Di tengah gejolak publik yang memanas, respons Senator Lia Istifhama hadir dengan penekanan pada aspek legalitas. Anggota DPD RI Komite III ini secara tegas menyoroti Undang-Undang Nomor 32 Tahun 2002 tentang Penyiaran, yang mengamanatkan fungsi penyiaran sebagai perekat sosial. “Sudah sangat jelas, dalam Pasal 4, Penyiaran sebagai kegiatan komunikasi massa mempunyai fungsi sebagai media informasi, pendidikan, hiburan yang sehat, kontrol dan perekat sosial,” ujarnya. Ia memperingatkan agar fungsi mulia ini tidak dialihkan menjadi sumber provokasi.
Ning Lia Istifhama lebih lanjut menekankan pentingnya memahami fakta secara utuh sebelum berbicara, terutama ketika membahas tradisi pesantren yang kompleks. “Maka jadilah perekat sosial, jangan perkeruh suasana. Saya kira ini penting untuk dimiliki semua pihak,” tegasnya. Pendapat Senator cantik ini diperkuat oleh pengalamannya sendiri sebagai mantan santri di masa SMA yang memberinya perspektif mendalam tentang nilai-nilai kebersamaan dan keberkahan dalam kehidupan pondok. “Kalau bicara pondok pesantren misalnya, budaya nyantri dan kehidupan sosial santri, maka harus berpengalaman sebagai santri, setidaknya lakukan riset mendalam,” imbuh Ning Lia. Pengalaman nyantri Lia Istifhama ini menjadi dasar kuat bagi kritiknya terhadap tayangan Trans7 yang dinilai gegabah.
Dari sisi regulator, Komisi Penyiaran Indonesia Daerah Jawa Timur mengambil langkah proaktif. Ketua KPID Jawa Timur, Royin Fauziana, mengonfirmasi bahwa lembaganya telah kebanjiran laporan dari masyarakat dan tokoh pesantren. Royin Fauziana KPID menyatakan bahwa tayangan tersebut diduga kuat telah melanggar Pedoman Perilaku Penyiaran dan Standar Program Siaran. “Kami menilai ada indikasi pelanggaran terhadap Pedoman Perilaku Penyiaran dan Standar Program Siaran (P3SPS), khususnya terkait penghormatan terhadap nilai-nilai agama dan keberagaman,” papar Royin. Ia menegaskan kembali prinsip dasar bahwa penyiaran harus memperkuat toleransi, bukan sebaliknya, menebar stigma.
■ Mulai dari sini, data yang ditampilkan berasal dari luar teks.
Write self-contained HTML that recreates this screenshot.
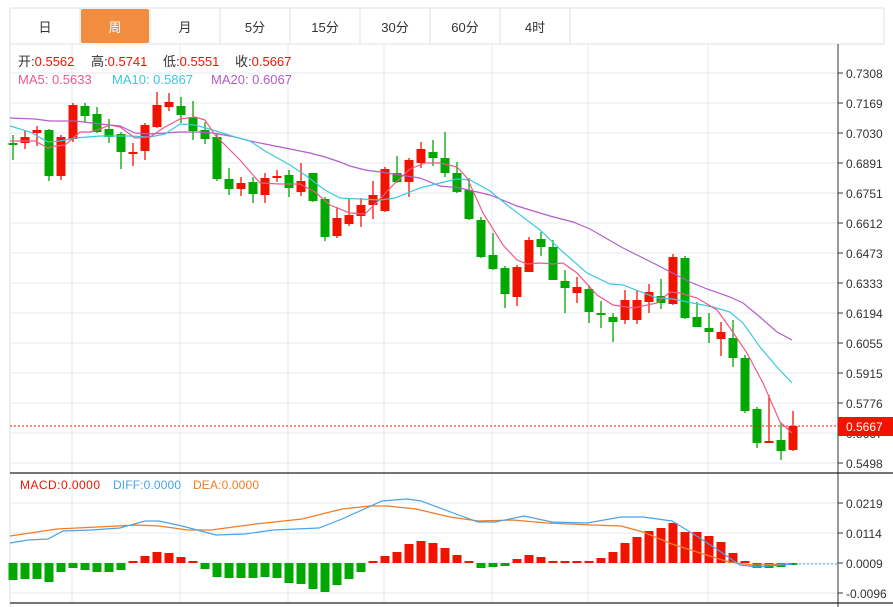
<!DOCTYPE html>
<html><head><meta charset="utf-8"><style>
body{margin:0;background:#fff;width:893px;height:607px;overflow:hidden;font-family:"Liberation Sans","Noto Sans CJK SC",sans-serif}
svg{position:absolute;left:0;top:0}
</style></head><body>
<svg id="s" width="893" height="607" xmlns="http://www.w3.org/2000/svg"></svg>
<script>
const S=document.getElementById('s');let h='';
const G='#00a800',R='#f01400';
h+='<rect x="10" y="8" width="874" height="36" fill="#fff" stroke="#dde3e8"/>';
const tabs=['日','周','月','5分','15分','30分','60分','4时'];
tabs.forEach((t,i)=>{const x=10+i*70;
 if(i==1)h+=`<rect x="${x+1}" y="9" width="68" height="34" rx="2" fill="#f28c3e"/>`;
 h+=`<line x1="${x+70}" y1="8" x2="${x+70}" y2="44" stroke="#dde3e8"/>`;
 h+=`<text x="${x+35}" y="32" font-size="13" text-anchor="middle" fill="${i==1?'#fff':'#333'}">${t}</text>`;});
h+='<line x1="10" y1="44" x2="10" y2="607" stroke="#dde3e8"/>';
const vx=[72,180,288,384,492,588,708];
vx.forEach(x=>h+=`<line x1="${x}" y1="44" x2="${x}" y2="473" stroke="#e3ebf2"/><line x1="${x}" y1="473" x2="${x}" y2="603" stroke="#e3ebf2"/>`);
const pl=['0.7308','0.7169','0.7030','0.6891','0.6751','0.6612','0.6473','0.6333','0.6194','0.6055','0.5915','0.5776','0.5637','0.5498'];
pl.forEach((p,i)=>{const y=73+i*30;h+=`<line x1="10" y1="${y}" x2="838" y2="${y}" stroke="#e3ebf2"/><line x1="838" y1="${y}" x2="843" y2="${y}" stroke="#333"/><text x="846" y="${y+5}" font-size="12" fill="#333">${p}</text>`;});
[[503,'0.0219'],[533,'0.0114'],[563,'0.0009'],[593,'-0.0096']].forEach(([y,t])=>h+=`<line x1="10" y1="${y}" x2="838" y2="${y}" stroke="#e3ebf2"/><line x1="838" y1="${y}" x2="843" y2="${y}" stroke="#333"/><text x="846" y="${y+5}" font-size="12" fill="#333">${t}</text>`);
h+='<line x1="838" y1="44" x2="838" y2="607" stroke="#333"/><line x1="10" y1="473" x2="893" y2="473" stroke="#222" stroke-width="1.2"/><line x1="10" y1="603" x2="893" y2="603" stroke="#222" stroke-width="1.2"/>';
const C=[[143,145,135,160,G],[137,143,130,149,R],[130,133,126,146,R],[130,176,129,181,G],[137,176,135,180,R],[105,139,103,142,R],[106,116,103,122,G],[114,132,107,133,G],[129,137,119,143,G],[134,152,132,169,G],[152,154,143,166,R],[125,151,123,160,R],[105,127,92,128,R],[102,107,93,111,R],[106,115,97,123,G],[117,131,101,140,G],[130,139,122,144,G],[137,179,133,181,G],[179,189,168,195,G],[183,189,177,196,R],[182,194,177,203,G],[178,195,173,203,R],[176,178,170,182,R],[175,188,170,197,G],[181,192,163,196,R],[173,201,173,202,G],[199,237,197,241,G],[218,236,207,238,R],[215,224,198,226,R],[205,216,198,227,R],[195,205,181,219,R],[169,211,167,212,R],[173,182,156,183,G],[160,182,158,197,R],[149,163,142,168,R],[152,158,140,166,G],[158,173,132,177,G],[173,192,162,193,G],[190,219,178,220,G],[220,257,217,258,G],[255,269,233,270,G],[268,294,266,308,G],[267,297,265,306,R],[240,272,237,272,R],[239,247,232,256,G],[247,280,240,280,G],[281,288,270,313,G],[287,293,277,303,R],[289,312,285,323,G],[313,315,301,328,G],[317,322,313,342,G],[300,320,290,324,R],[300,320,290,324,R],[292,302,284,313,R],[296,303,279,309,G],[257,304,254,305,R],[258,318,256,319,G],[317,327,302,327,G],[328,332,313,343,G],[332,339,322,356,R],[338,358,320,367,G],[358,411,355,413,G],[409,443,407,448,G],[441,443,395,443,R],[440,451,423,460,G],[426,450,411,451,R]];
C.forEach((c,i)=>{const x=13+12*i;h+=`<line x1="${x}" y1="${c[2]}" x2="${x}" y2="${c[3]}" stroke="${c[4]}" stroke-width="1.3"/><rect x="${x-4.5}" y="${c[0]}" width="9" height="${Math.max(1.5,c[1]-c[0])}" fill="${c[4]}"/>`;});
const P=a=>a.map(p=>p.join(',')).join(' ');
const ma20=[[10,118],[35,119],[50,121],[75,121],[100,124],[120,126],[135,133],[150,134],[165,133],[180,132],[200,132],[213,133],[235,137],[250,141],[265,144],[280,147],[300,151],[310,153],[325,157],[340,162],[350,166],[365,170],[380,172],[400,175],[420,178],[440,186],[460,188],[490,195],[517,206],[550,216],[573,222],[590,229],[623,248],[657,265],[690,282],[707,289],[730,297],[743,303],[760,317],[777,332],[792,340]];
const ma10=[[10,126],[30,132],[48,142],[60,141],[75,138],[100,136],[130,136],[150,137],[165,134],[180,124],[195,125],[213,130],[235,137],[250,141],[265,151],[290,165],[305,175],[325,190],[340,198],[360,199],[380,200],[395,198],[420,188],[440,183],[457,179],[470,180],[490,191],[507,205],[540,230],[563,252],[587,273],[610,284],[623,285],[657,298],[673,299],[693,303],[713,307],[730,312],[743,323],[760,347],[777,367],[792,383]];
const ma5=[[10,141],[35,141],[48,148],[55,146],[65,145],[80,132],[90,132],[100,129],[110,125],[120,127],[135,138],[150,137],[165,127],[180,119],[195,117],[205,120],[215,135],[240,160],[260,183],[280,184],[300,184],[315,192],[330,205],[350,213],[365,214],[380,199],[395,183],[410,169],[425,163],[440,163],[457,167],[467,178],[483,213],[503,245],[517,260],[527,264],[540,263],[553,264],[563,263],[577,273],[597,295],[613,305],[633,308],[657,303],[670,292],[680,293],[697,298],[717,310],[730,328],[747,353],[763,383],[780,422],[792,433]];
h+=`<polyline points="${P(ma20)}" fill="none" stroke="#b65cc8" stroke-width="1.2"/><polyline points="${P(ma10)}" fill="none" stroke="#3cc8e0" stroke-width="1.2"/><polyline points="${P(ma5)}" fill="none" stroke="#ec5a8c" stroke-width="1.2"/>`;
h+='<line x1="10" y1="426" x2="838" y2="426" stroke="#f01400" stroke-dasharray="2,2"/><rect x="838" y="417" width="55" height="19" fill="#f01400"/><text x="846" y="431" font-size="12" fill="#fff">0.5667</text>';
h+='<g font-size="13"><text x="18" y="66" fill="#333">开:<tspan fill="#f01400">0.5562</tspan></text><text x="91" y="66" fill="#333">高:<tspan fill="#f01400">0.5741</tspan></text><text x="163" y="66" fill="#333">低:<tspan fill="#f01400">0.5551</tspan></text><text x="235" y="66" fill="#333">收:<tspan fill="#f01400">0.5667</tspan></text>';
h+='<text x="18" y="84" fill="#ec5a8c">MA5: 0.5633</text><text x="112" y="84" fill="#3cc8e0">MA10: 0.5867</text><text x="211" y="84" fill="#b65cc8">MA20: 0.6067</text></g>';
h+='<g font-size="12"><text x="20" y="489" fill="#f01400" textLength="80">MACD:0.0000</text><text x="113" y="489" fill="#4aa3e8" textLength="68">DIFF:0.0000</text><text x="193" y="489" fill="#f07c28" textLength="66">DEA:0.0000</text></g>';
const B=[580,579,579,582,572,568,570,572,572,570,561,556,552,553,557,561,569,577,578,578,578,577,578,583,584,589,592,585,579,572,561,556,552,544,541,543,548,555,561,568,567,566,559,555,557,561,561,561,561,558,552,543,537,531,528,523,532,532,536,542,553,561,568,568,567,565];
B.forEach((b,i)=>{const x=13+12*i;const y0=563;const top=Math.min(b,y0),ht=Math.max(1,Math.abs(b-y0));h+=`<rect x="${x-4.5}" y="${top}" width="9" height="${ht}" fill="${b<y0?R:G}"/>`;});
h+='<line x1="795" y1="564" x2="838" y2="564" stroke="#4aa3e8" stroke-dasharray="2,2"/>';
const dif=[[10,543],[28,540],[48,539],[63,531],[91,530],[120,528],[145,521],[159,521],[182,526],[216,535],[245,534],[273,530],[319,528],[342,519],[382,501],[407,499],[421,501],[456,514],[478,522],[495,522],[524,516],[552,522],[587,523],[621,517],[643,517],[672,521],[695,535],[718,550],[740,565],[757,567],[792,564]];
const dea=[[10,536],[57,529],[97,527],[137,525],[159,526],[188,530],[211,530],[256,524],[302,519],[342,509],[370,506],[387,506],[416,509],[450,517],[478,521],[513,520],[547,523],[592,525],[621,526],[643,532],[672,544],[700,553],[729,562],[752,565],[792,564]];
h+=`<polyline points="${P(dea)}" fill="none" stroke="#f07c28" stroke-width="1.3"/><polyline points="${P(dif)}" fill="none" stroke="#4aa3e8" stroke-width="1.2"/>`;
S.innerHTML=h;
</script>
</body></html>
Sebagai bentuk tindakan KPID Jatim yang konkret, lembaga ini akan melaporkan seluruh temuan dan aduan kepada KPI Pusat. Mereka juga berkomitmen untuk menyusun rekomendasi kebijakan guna memperkuat literasi media penyiaran bagi semua pemangku kepentingan. Langkah ini diharapkan dapat menjadi pondasi untuk mencegah terulangnya pelanggaran etika penyiaran serupa di masa depan, khususnya untuk konten-konten sensitif yang menyangkut agama dan budaya. Insiden viral Trans7 ini menjadi pengingat keras bagi seluruh industri media tentang tanggung jawab besar yang melekat pada setiap detik tayangan yang disiarkan kepada publik.